I confess that in my arrogance and pride, the fear of the Lord which is so evident in Scripture, is something I don't have.
Yet in this confession I sense this fear within me--the proper fear of His power and the reverence of His majesty.
In a very outdated statement of purpose on my website, the words quoted from Proverbs 1:7 continue to ring bells of truth in my ears:
"The fear of the Lord is the beginning of knowledge..."
I trust this not to be just a knowledge of useless facts or trivia, but as the context provides, a knowledge that connotes wisdom and a proper understanding of the things of God. A real fear of God--a Scriptural fear--allows us to come to the knowledge of our sins and see His love for us through the provision of Jesus Christ. This fear should and can only lead us to brokenness before the Lord, crying at the foot of the Cross.
"Be gracious to me, O God..." was how David opened his famous psalm of confession and pleading. David was definitely in the need of God's grace and forgiveness as he knew his sins were against God alone. In confessing any wrong to anyone in our lives, is there not even the slightest bit of fear and hesitancy in doing so? Yes, there is sadness, but the throbbing, constant beating of the heart is a nervousness caused by fear of confessing a wrong against someone. Even moreso should it be then for us in front of God--the One who gives and takes away; the One who could destroy all creation in a single breath. Although He knows already, we use that as an excuse and in turn attempt to hide our sins from Him. Confession and forgiveness begin not with sadness, but with a fear of the Lord that leads to brokenness. Therefore, it is in fear and brokenness where true confession takes place.
Also written in Scripture is for us to "work out our salvation in fear and trembling." This reverential fear causes us to fall to our knees with out faces planted in the ground, praising our Lord Jesus Christ for His majesty and glory. My salvation is solely dependent on the truth of His gospel which grants me freedom from sin through His death and everlasting life through His resurrection. In recognizing this and knowing that Jesus Christ is risen, is exhalted, and is seated at the right hand of the Father--how can I not be with fear and trembling? I have a very close, awesomely scary, extremely personal, amazingly frightening relationship with my Savior, my King!
This fear brings me to love; this fear must bring me to love. The God of heaven and earth, the Ruler and King over everything, loves me. I fear God because He is God. I love God because He first loved me.

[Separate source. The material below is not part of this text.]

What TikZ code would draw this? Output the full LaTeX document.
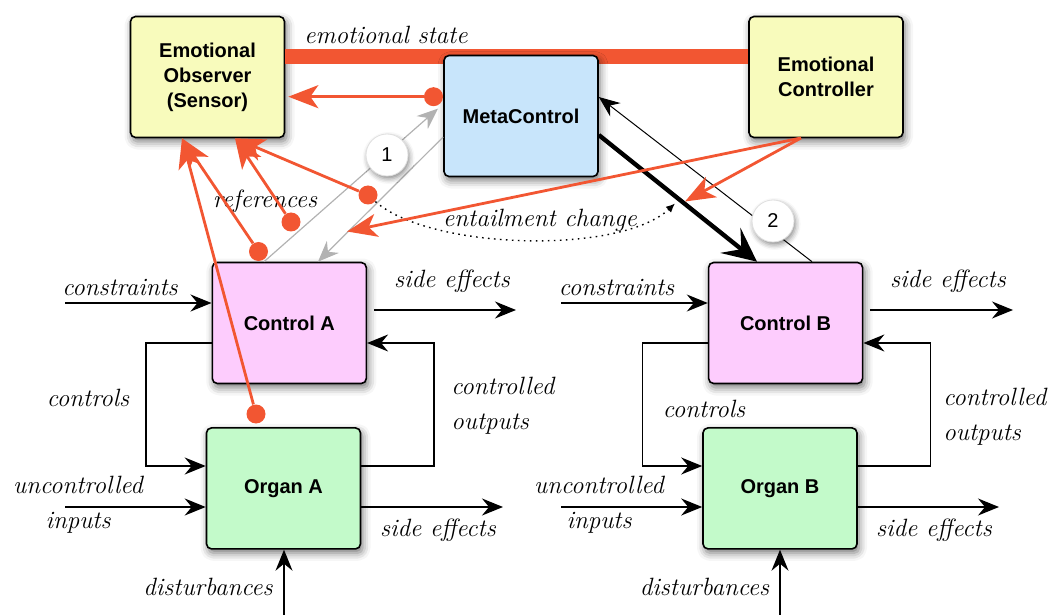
\documentclass[tikz,border=0pt]{standalone}
\usepackage{fontspec}
\setsansfont{Liberation Sans}
\usetikzlibrary{arrows.meta,positioning,calc,shadows.blur}

\definecolor{emoorange}{RGB}{242,86,50}
\definecolor{emoyellow}{RGB}{248,251,188}
\definecolor{metablue}{RGB}{200,229,251}
\definecolor{ctrlpink}{RGB}{253,204,253}
\definecolor{organgreen}{RGB}{195,250,202}

\newcommand{\lblfont}{\fontsize{12.5}{17.5}\selectfont\itshape}

\begin{document}
\begin{tikzpicture}[
    x=0.5pt, y=-0.5pt,
    box/.style={rectangle, draw, rounded corners=2.5pt, line width=0.8pt, minimum width=77pt, minimum height=60.5pt, align=center, font=\fontsize{10}{12.5}\selectfont\sffamily\bfseries, blur shadow={shadow xshift=1pt, shadow yshift=-2pt, shadow blur radius=4pt, shadow opacity=55}},
    arrow/.style={-{Stealth[length=10.5pt, width=8.5pt, inset=3.5pt]}, line width=0.75pt},
    ghost/.style={arrow, draw=black!30, line width=0.6pt},
    emo/.style={draw=emoorange, line width=1.4pt, -{Stealth[length=15pt, width=11.5pt, inset=4pt]}},
    dot/.style={circle, fill=emoorange, inner sep=0pt, minimum size=9.5pt},
    numcirc/.style={circle, fill=white, draw=black!12, minimum size=21pt, inner sep=0pt, font=\fontsize{10}{12}\selectfont\sffamily, blur shadow={shadow xshift=0.8pt, shadow yshift=-1.5pt, shadow blur radius=2.5pt, shadow opacity=45}},
    lbl/.style={font=\lblfont, inner sep=0pt}
]
    \useasboundingbox (0,0) rectangle (1051,615);

    % top row
    \node[box, fill=emoyellow] (observer) at (207.5,77) {Emotional\\Observer\\(Sensor)};
    \node[box, fill=emoyellow] (emoctrl) at (826,77) {Emotional\\Controller};
    \draw[emoorange, line width=7.5pt] (observer.east |- 0,57) -- (emoctrl.west |- 0,57);
    \node[lbl] (state) at (386,35) {emotional state};
    \node[box, fill=metablue] (meta) at (521,116) {MetaControl};

    % control loops
    \node[box, fill=ctrlpink] (ctrlA) at (289.3,323) {Control A};
    \node[box, fill=organgreen, below=21.4pt of ctrlA, xshift=-2.9pt] (organA) {Organ A};
    \node[box, fill=ctrlpink] (ctrlB) at (785.6,323) {Control B};
    \node[box, fill=organgreen, below=21.4pt of ctrlB, xshift=-2.8pt] (organB) {Organ B};

    \coordinate (consA) at (65,303);
    \coordinate (consB) at (561,303);
    \coordinate (sideA) at (516,310);
    \coordinate (sideB) at (1013,310);
    \coordinate (uncA) at (65,507);
    \coordinate (uncB) at (561,507);
    \coordinate (sideOA) at (503,507);
    \coordinate (sideOB) at (999,507);
    \coordinate (distA) at (284,615);
    \coordinate (distB) at (780,615);

    \draw[arrow] (consA) -- (ctrlA.west |- consA);
    \draw[arrow, shorten <=3.5pt] (ctrlA.east |- sideA) -- (sideA);
    \draw[arrow] (ctrlA.west |- 0,343) -| (146,466) -- (organA.west |- 0,466);
    \draw[arrow] (organA.east |- 0,466) -| (434,343) -- (ctrlA.east |- 0,343);
    \draw[arrow] (uncA) -- (organA.west |- uncA);
    \draw[arrow] (organA.east |- sideOA) -- (sideOA);
    \draw[arrow] (distA) -- (distA |- organA.south);

    \draw[arrow] (consB) -- (ctrlB.west |- consB);
    \draw[arrow, shorten <=3.5pt] (ctrlB.east |- sideB) -- (sideB);
    \draw[arrow] (ctrlB.west |- 0,343) -| (642.6,466) -- (organB.west |- 0,466);
    \draw[arrow] (organB.east |- 0,466) -| (930.4,343) -- (ctrlB.east |- 0,343);
    \draw[arrow] (uncB) -- (organB.west |- uncB);
    \draw[arrow] (organB.east |- sideOB) -- (sideOB);
    \draw[arrow] (distB) -- (distB |- organB.south);

    \node[lbl] (consAlbl) at (120,287) {constraints};
    \node[lbl] (sideAlbl) at (452,281) {side effects};
    \node[lbl] (ctlsAlbl) at (88,398) {controls};
    \node[lbl, align=left, anchor=west] (coutAlbl) at (451,405.5) {controlled\\outputs};
    \node[lbl, align=center] (uncAlbl) at (78,505) {uncontrolled\\inputs};
    \node[lbl] (sideOAlbl) at (438,530) {side effects};
    \node[lbl] (distAlbl) at (208,587) {disturbances};

    \node[lbl] (consBlbl) at (616.5,287) {constraints};
    \node[lbl] (sideBlbl) at (948,281) {side effects};
    \node[lbl] (ctlsBlbl) at (704,409) {controls};
    \node[lbl, align=left, anchor=west] (coutBlbl) at (943,416.5) {controlled\\outputs};
    \node[lbl, align=center] (uncBlbl) at (599,505) {uncontrolled\\inputs};
    \node[lbl] (sideOBlbl) at (934,530) {side effects};
    \node[lbl] (distBlbl) at (704.5,587) {disturbances};

    % meta level
    \draw[ghost, shorten >=3.5pt] (ctrlA.north -| 264,0) -- (meta.west |- 0,104);
    \draw[ghost] (meta.west |- 0,137) -- (ctrlA.north -| 318,0);
    \node[numcirc] (one) at (387,155) {1};

    \draw[-{Stealth[length=17pt, width=16pt, inset=7pt]}, line width=2.2pt] (meta.east |- 0,135) -- (ctrlB.north -| 757,0);
    \draw[arrow, line width=0.5pt] (ctrlB.north -| 812,0) -- (meta.east |- 0,97);
    \node[numcirc] (two) at (773,221) {2};

    \node[lbl] (refs) at (265,201) {references};
    \node[lbl] (ent) at (540,220) {entailment change};

    % emotional feedback
    \node[dot] (dotMeta) at (433.5,96.7) {};
    \node[dot] (dotCtrlA) at (258.5,251.5) {};
    \node[dot] (dotOrgan) at (256,414) {};
    \node[dot] (dotRef) at (291,222) {};
    \node[dot] (dotEnt) at (368,195) {};
    \coordinate (entA) at (347,231.5);
    \coordinate (entB) at (685,201.5);
    \coordinate (entTip) at (675,203.5);
    \coordinate (ecOut) at (801,138);

    \draw[line width=0.7pt, dash pattern=on 0.8pt off 2.2pt, -{Latex[length=4.5pt, width=4pt]}] (dotEnt) .. controls (430,250) and (620,255) .. (entTip);

    \draw[emo, shorten >=1.5pt] (dotMeta) -- (observer.east |- dotMeta);
    \draw[emo] (dotOrgan) -- (observer.south -| 182,0);
    \draw[emo] (dotCtrlA) -- (observer.south -| 182,0);
    \draw[emo] (dotRef) -- (observer.south -| 235,0);
    \draw[emo] (dotEnt) -- (observer.south -| 235,0);
    \draw[emo] (ecOut) -- (entA);
    \draw[emo] (ecOut) -- (entB);
\end{tikzpicture}
\end{document}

David knew that God's grace is in accord with His love, and sought Him out under this truth. I love Him because the fear of His power and reverence for His great majesty leads me to realize that even in His greatness He has chosen to extend His mercy, grace, and love toward me, a sinner among a world of sinners, through giving His only Son to become sin for me, so that His justice, His wrath, may be executed the only way He knows how--perfectly.